Stored records
— start —

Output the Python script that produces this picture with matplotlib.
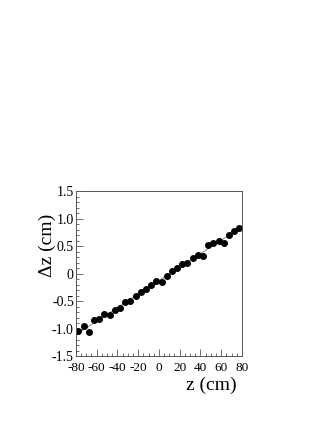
import numpy as np
import matplotlib
matplotlib.use("Agg")
import matplotlib.pyplot as plt
from matplotlib.ticker import MultipleLocator, FixedLocator

# measured residuals
z_cm = [-77.5, -72.5, -67.5, -62.5, -57.5, -52.5, -47.5, -42.5, -37.5, -32.5,
        -27.5, -22.5, -17.5, -12.5, -7.5, -2.5, 2.5, 7.5, 12.5, 17.5,
        22.5, 27.5, 32.5, 37.5, 42.5, 47.5, 52.5, 57.5, 62.5, 67.5,
        72.5, 77.5]
dz_cm = [-1.04, -0.96, -1.06, -0.85, -0.83, -0.74, -0.75, -0.66, -0.62, -0.52,
         -0.49, -0.40, -0.33, -0.27, -0.21, -0.14, -0.15, -0.04, 0.05, 0.10,
         0.17, 0.19, 0.29, 0.34, 0.33, 0.52, 0.56, 0.60, 0.55, 0.70,
         0.77, 0.83]

xticks = [-80, -60, -40, -20, 0, 20, 40, 60, 80]
yticks = [1.5, 1.0, 0.5, 0, -0.5, -1.0, -1.5]
ytick_labels = ["1.5", "1.0", "0.5", "0", "-0.5", "-1.0", "-1.5"]

plt.rcParams['font.family'] = ['Liberation Serif', 'DejaVu Serif']

fig = plt.figure(figsize=(3.27, 4.23), dpi=100)
ax = fig.add_axes([0.232, 0.158, 0.508, 0.39])

# linear fit
p = np.polyfit(z_cm, dz_cm, 1)
xf = np.array([-80, 80])
ax.plot(xf, np.polyval(p, xf), color="#888888", lw=0.7, zorder=1)
ax.plot(z_cm, dz_cm, "o", color="black", ms=4.0, zorder=2)

ax.set_xlim(-80, 80)
ax.set_ylim(-1.5, 1.5)
ax.xaxis.set_major_locator(FixedLocator(xticks))
ax.xaxis.set_minor_locator(MultipleLocator(5))
ax.yaxis.set_major_locator(FixedLocator(yticks))
ax.set_yticklabels(ytick_labels)
ax.set_xticklabels([str(t) for t in xticks])
ax.yaxis.set_minor_locator(MultipleLocator(0.1))
ax.tick_params(which="both", direction="in", top=False, right=False,
               color="#555555")
ax.tick_params(axis="y", labelsize=10, pad=1.5)
ax.tick_params(axis="x", labelsize=9.5, pad=4.5)
ax.tick_params(which="major", length=5, width=0.6)
ax.tick_params(which="minor", length=2.5, width=0.6)
for s in ax.spines.values():
    s.set_linewidth(0.7)
    s.set_color("#555555")

fig.text(0.725, 0.088, "z (cm)", fontsize=14, ha="right", va="center")
fig.text(0.145, 0.42, "\u0394z (cm)", fontsize=14, rotation=90,
         ha="center", va="center")

fig.savefig("out.png", dpi=100)
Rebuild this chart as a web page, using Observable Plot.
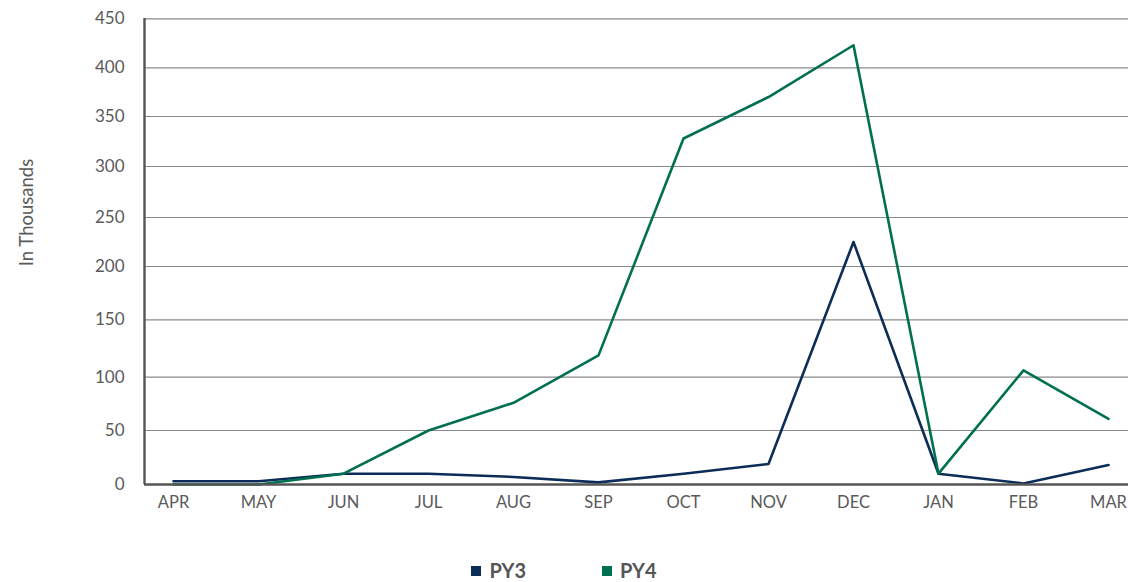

— end —

**SHORT PROBLEM**
From the first line of the material down to the line containing "plt.rcParams['font.family'] = ['Liberation", inclusive, return each line exactly, skipping any picture.

**EXERCISE ANSWER**
Output the Python script that produces this picture with matplotlib.
import numpy as np
import matplotlib
matplotlib.use("Agg")
import matplotlib.pyplot as plt
from matplotlib.ticker import MultipleLocator, FixedLocator

# measured residuals
z_cm = [-77.5, -72.5, -67.5, -62.5, -57.5, -52.5, -47.5, -42.5, -37.5, -32.5,
        -27.5, -22.5, -17.5, -12.5, -7.5, -2.5, 2.5, 7.5, 12.5, 17.5,
        22.5, 27.5, 32.5, 37.5, 42.5, 47.5, 52.5, 57.5, 62.5, 67.5,
        72.5, 77.5]
dz_cm = [-1.04, -0.96, -1.06, -0.85, -0.83, -0.74, -0.75, -0.66, -0.62, -0.52,
         -0.49, -0.40, -0.33, -0.27, -0.21, -0.14, -0.15, -0.04, 0.05, 0.10,
         0.17, 0.19, 0.29, 0.34, 0.33, 0.52, 0.56, 0.60, 0.55, 0.70,
         0.77, 0.83]

xticks = [-80, -60, -40, -20, 0, 20, 40, 60, 80]
yticks = [1.5, 1.0, 0.5, 0, -0.5, -1.0, -1.5]
ytick_labels = ["1.5", "1.0", "0.5", "0", "-0.5", "-1.0", "-1.5"]

plt.rcParams['font.family'] = ['Liberation Serif', 'DejaVu Serif']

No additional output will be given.